Once the vertical scaling limit is reached, you can add more instances to handle the additional load. Use a load balancer to distribute incoming requests evenly across all instances, ensuring no single instance becomes a bottleneck. Install external components on separate instances.

Structure scheme in case of mixing Vertical and Horizontal Scaling strategies

Environment Recommendations

1. Determine the desired processing time for a single request.

2. Select an instance that allows achieving the desired processing time. For selection, we recommend testing with typical requests matching your business scenario.

3. Determine the load profile, as this will influence the required number of workers and, consequently, the resource and scaling scheme.
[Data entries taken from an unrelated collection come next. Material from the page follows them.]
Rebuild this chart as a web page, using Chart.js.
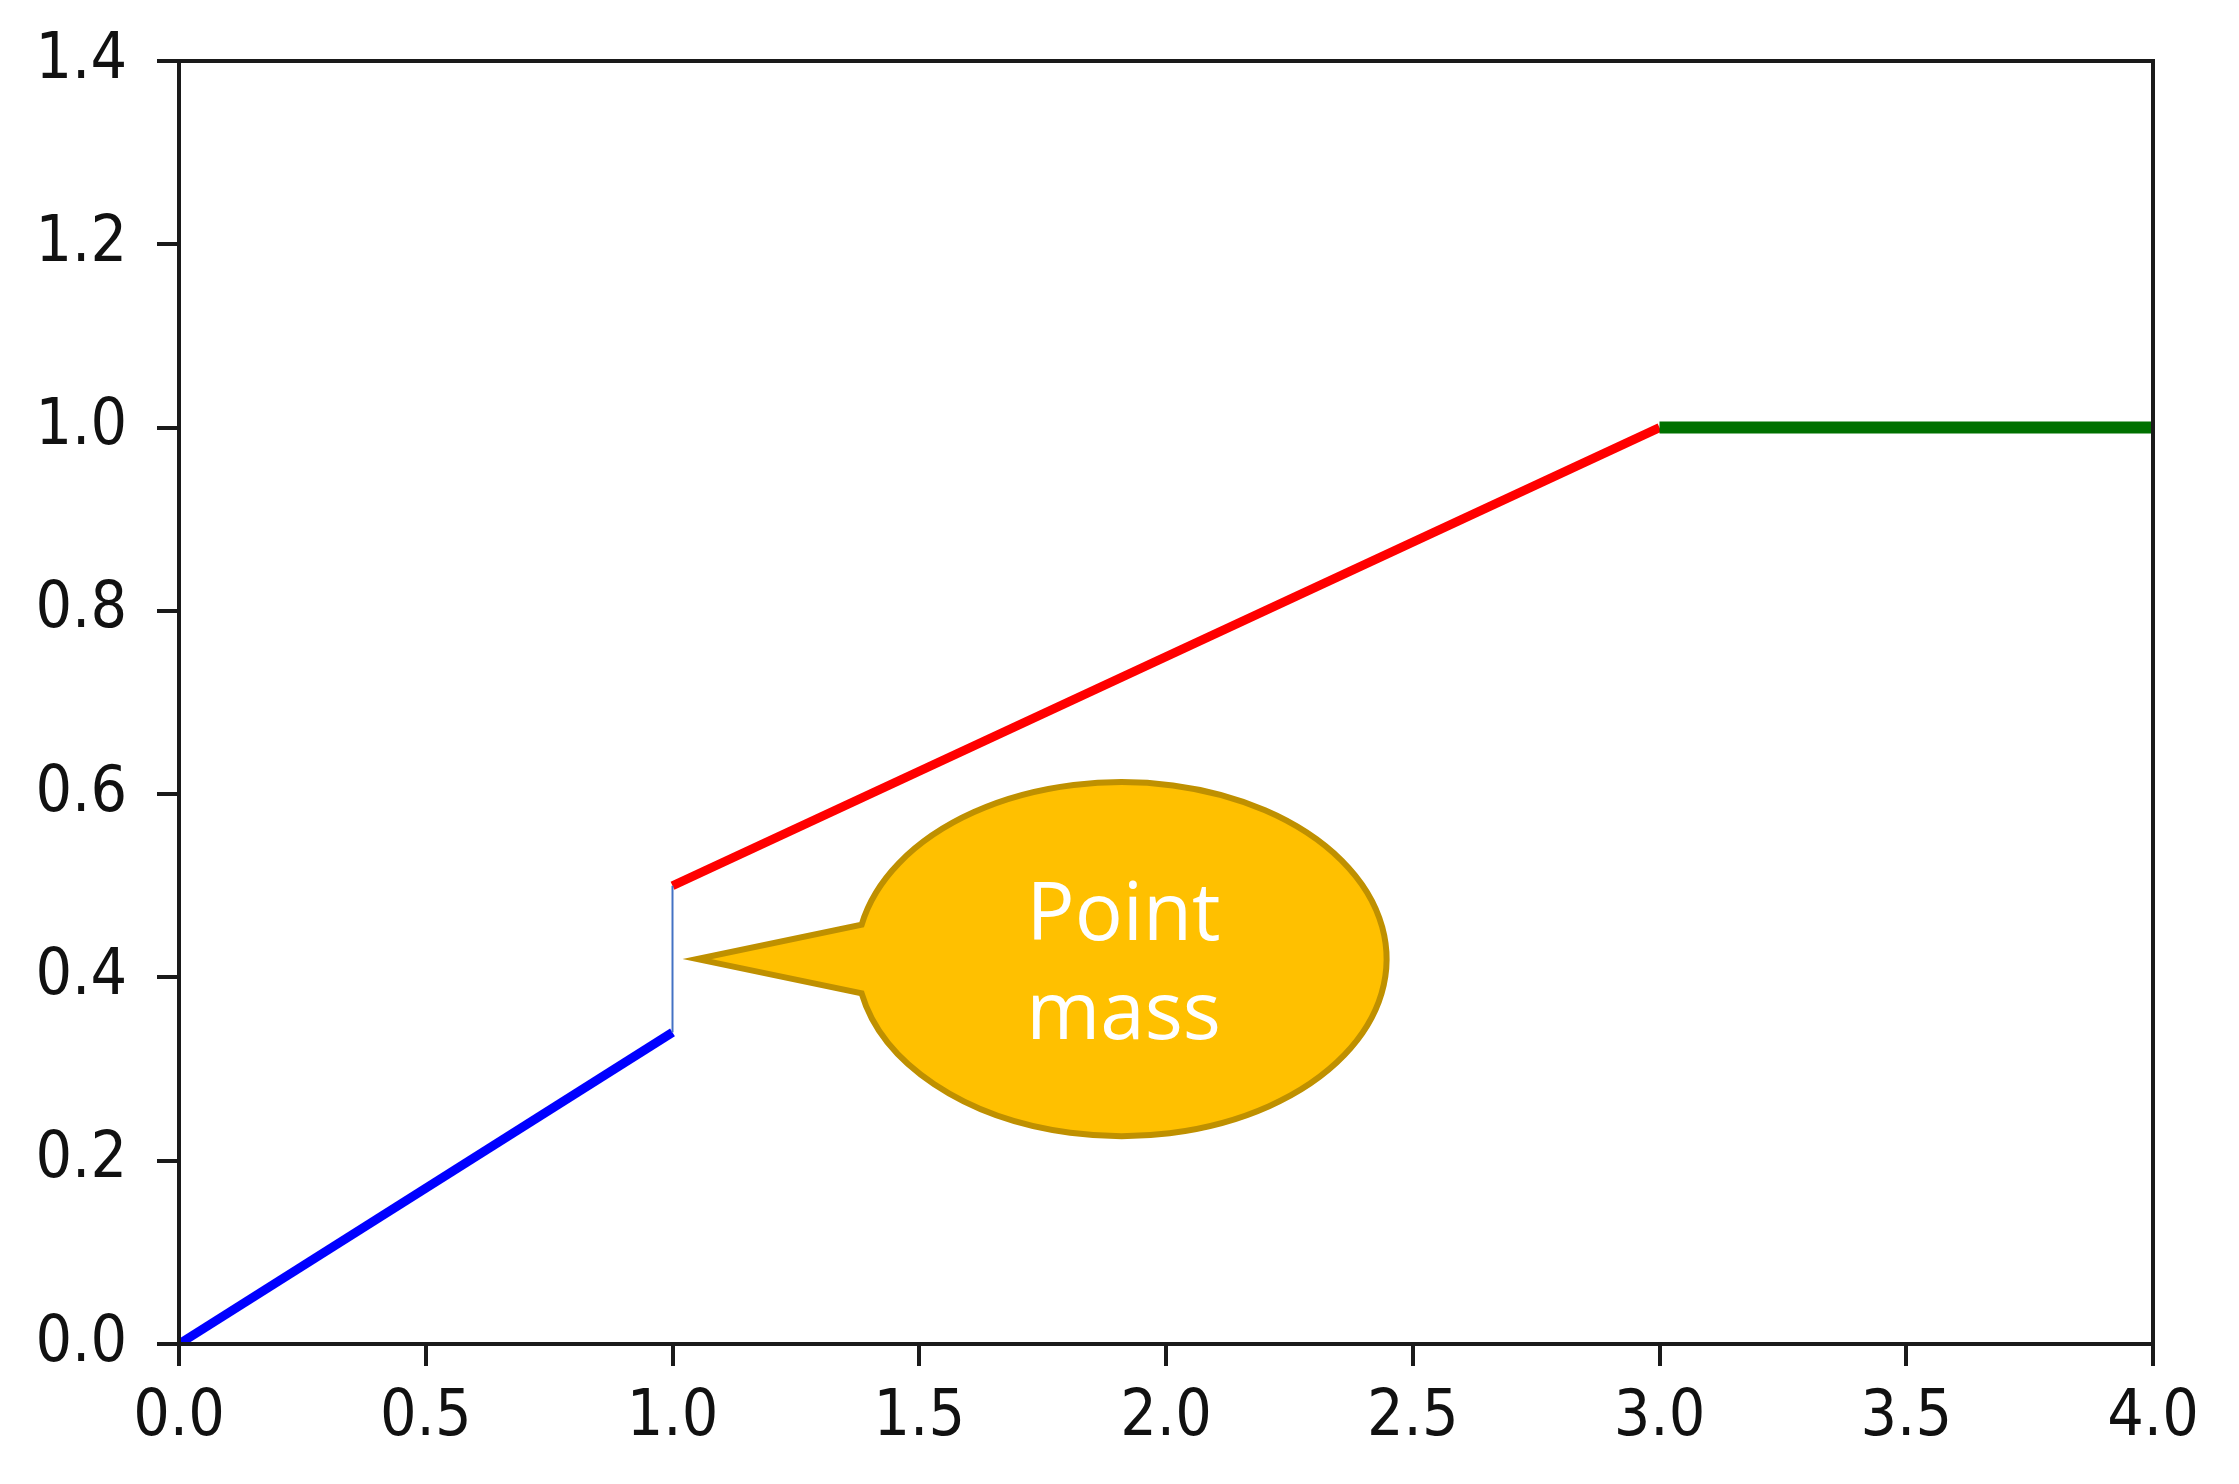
<!DOCTYPE html>
<html>
<head>
<meta charset="utf-8">
<script src="https://cdn.jsdelivr.net/npm/chart.js@4"></script>
<style>
  html, body { margin: 0; padding: 0; background: #fff; }
  #wrap { width: 2239px; height: 1484px; }
</style>
</head>
<body>
<div id="wrap"><canvas id="cdfChart"></canvas></div>
<script>
// Data
const blueX = [0, 1];
const blueY = [0, 0.34];
const jumpX = [1, 1];
const jumpY = [0.34, 0.5];
const redX = [1, 3];
const redY = [0.5, 1.0];
const greenX = [3, 4];
const greenY = [1.0, 1.0];

const xTickValues = [0, 0.5, 1, 1.5, 2, 2.5, 3, 3.5, 4];
const yTickValues = [0, 0.2, 0.4, 0.6, 0.8, 1.0, 1.2, 1.4];

const calloutLines = ['Point', 'mass'];

const toPoints = (xs, ys) => xs.map((x, i) => ({ x: x, y: ys[i] }));

const tickFont = { family: "'DejaVu Sans Condensed', 'DejaVu Sans'", size: 64 };

// Black box round the plot area
const frame = {
    id: 'frame',
    afterDraw(chart) {
        const { ctx, chartArea: a } = chart;
        ctx.save();
        ctx.strokeStyle = '#1a1a1a';
        ctx.lineWidth = 4;
        ctx.strokeRect(a.left, a.top, a.right - a.left, a.bottom - a.top);
        ctx.restore();
    }
};

// Speech bubble pointing at the jump
const callout = {
    id: 'callout',
    afterDraw(chart) {
        const { ctx, scales } = chart;
        const cx = scales.x.getPixelForValue(1.91);
        const cy = scales.y.getPixelForValue(0.42);
        const tipX = scales.x.getPixelForValue(1.05);
        const tipY = cy;
        const rx = 265, ry = 177;
        const a0 = Math.PI + 0.195;
        const a1 = 3 * Math.PI - 0.195;
        ctx.save();
        ctx.beginPath();
        ctx.ellipse(cx, cy, rx, ry, 0, a0, a1, false);
        ctx.lineTo(tipX, tipY);
        ctx.closePath();
        ctx.fillStyle = '#FFC000';
        ctx.fill();
        ctx.lineWidth = 6;
        ctx.strokeStyle = '#BF9000';
        ctx.lineJoin = 'miter';
        ctx.stroke();
        ctx.fillStyle = '#fff';
        ctx.font = "80px 'Open Sans'";
        ctx.textAlign = 'center';
        ctx.textBaseline = 'alphabetic';
        ctx.fillText(calloutLines[0], cx + 2, cy - 19);
        ctx.fillText(calloutLines[1], cx + 2, cy + 80);
        ctx.restore();
    }
};

const line = (pts, color, width) => ({
    data: pts,
    borderColor: color,
    borderWidth: width,
    showLine: true,
    pointRadius: 0,
    fill: false
});

const config = {
    type: 'scatter',
    data: {
        datasets: [
            line(toPoints(jumpX, jumpY), '#4472C4', 2),
            line(toPoints(greenX, greenY), '#007000', 12),
            line(toPoints(redX, redY), '#ff0000', 9),
            line(toPoints(blueX, blueY), '#0000ff', 9)
        ]
    },
    options: {
        responsive: true,
        maintainAspectRatio: false,
        animation: false,
        layout: { padding: { top: 61, right: 86, left: 0, bottom: 0 } },
        plugins: {
            legend: { display: false },
            tooltip: { enabled: false }
        },
        scales: {
            x: {
                type: 'linear',
                min: 0,
                max: 4,
                afterBuildTicks: s => { s.ticks = xTickValues.map(v => ({ value: v })); },
                afterFit: s => { s.height = 140; s.paddingLeft = 0; s.paddingRight = 0; },
                ticks: {
                    callback: v => v.toFixed(1),
                    font: tickFont,
                    color: '#111',
                    padding: 14,
                    maxRotation: 0
                },
                grid: { drawOnChartArea: false, drawTicks: true, tickLength: 22, color: '#1a1a1a', lineWidth: 4 },
                border: { display: true, color: '#1a1a1a', width: 4 }
            },
            y: {
                type: 'linear',
                min: 0,
                max: 1.4,
                afterBuildTicks: s => { s.ticks = yTickValues.map(v => ({ value: v })); },
                afterFit: s => { s.width = 179; s.paddingTop = 0; s.paddingBottom = 0; },
                ticks: {
                    callback: v => v.toFixed(1),
                    font: tickFont,
                    color: '#111',
                    padding: 30
                },
                grid: { drawOnChartArea: false, drawTicks: true, tickLength: 22, color: '#1a1a1a', lineWidth: 4 },
                border: { display: true, color: '#1a1a1a', width: 4 }
            }
        }
    },
    plugins: [frame, callout]
};

const ctx = document.getElementById('cdfChart').getContext('2d');
const cdfChart = new Chart(ctx, config);
</script>
</body>
</html>
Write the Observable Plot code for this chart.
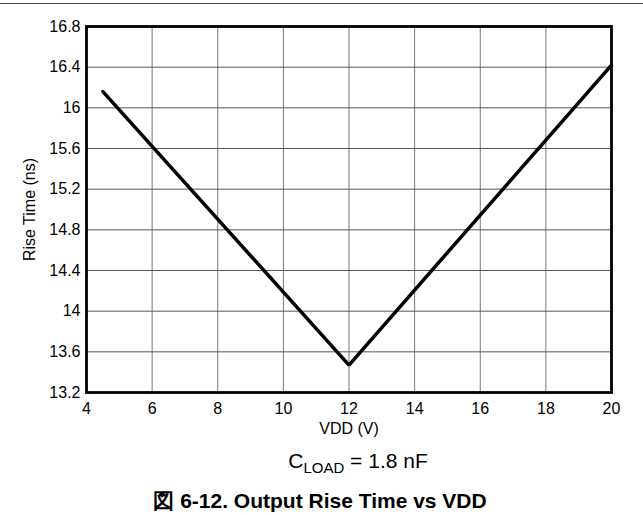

Consider peak values and their duration, as averaging over a long period may underestimate the number of requests per unit of time that need to be processed. As a result, a configuration based on the average value may not handle peak loads.

4. Determine the number of workers required to process the desired request flow (target throughput) at a known processing time for a single request (latency) by the formula: Worker count = target throughput × latency

Info

For example, to process 15 requests per second with a processing time of 0.8 seconds per request, the worker number is calculated the following way: 15 requests per second × 0.8 seconds per request = 12 workers

Depending on the number of workers, you can choose the appropriate scaling scheme.

The load profile is likely to vary cyclically over time. For example, the main request flow may occur during the day, with significantly fewer requests at night. Or there may be peak hours, for example, at the beginning of the working day, when a significantly larger flow of requests arrives than at other times. In such cases, with horizontal scaling, it might be beneficial to adjust the number of instances according to the current load. A monitoring system for the load and instance management is necessary.

We recommend monitoring CPU utilization. As a rule of thumb, if utilization is 80% or higher, a new instance should be launched. However, consider the instance launch time and the rate of load increase. It may be necessary to lower the threshold.

If the load distribution over time is known, the necessary number of instances can be launched according to a schedule. For example, if the peak is at 8 AM and the launch takes about 10 minutes, start the deployment beforehand at 7:45 AM.

Similar ideas apply to reducing the number of instances when the load decreases.

You can find an example implementation of a scaling scheme for AWS on GitHub: AWS EC2 Regula Forensics Demo.

Make sure to check the allowed number of database connections, as the default setting is often not very high.

Performance Testing

For defining the optimal server configuration and concrete hardware/software parameters, you need to periodically evaluate the system performance. To facilitate the capacity testing process, Regula prepared the dedicated GitHub sample project and the testing techniques guide.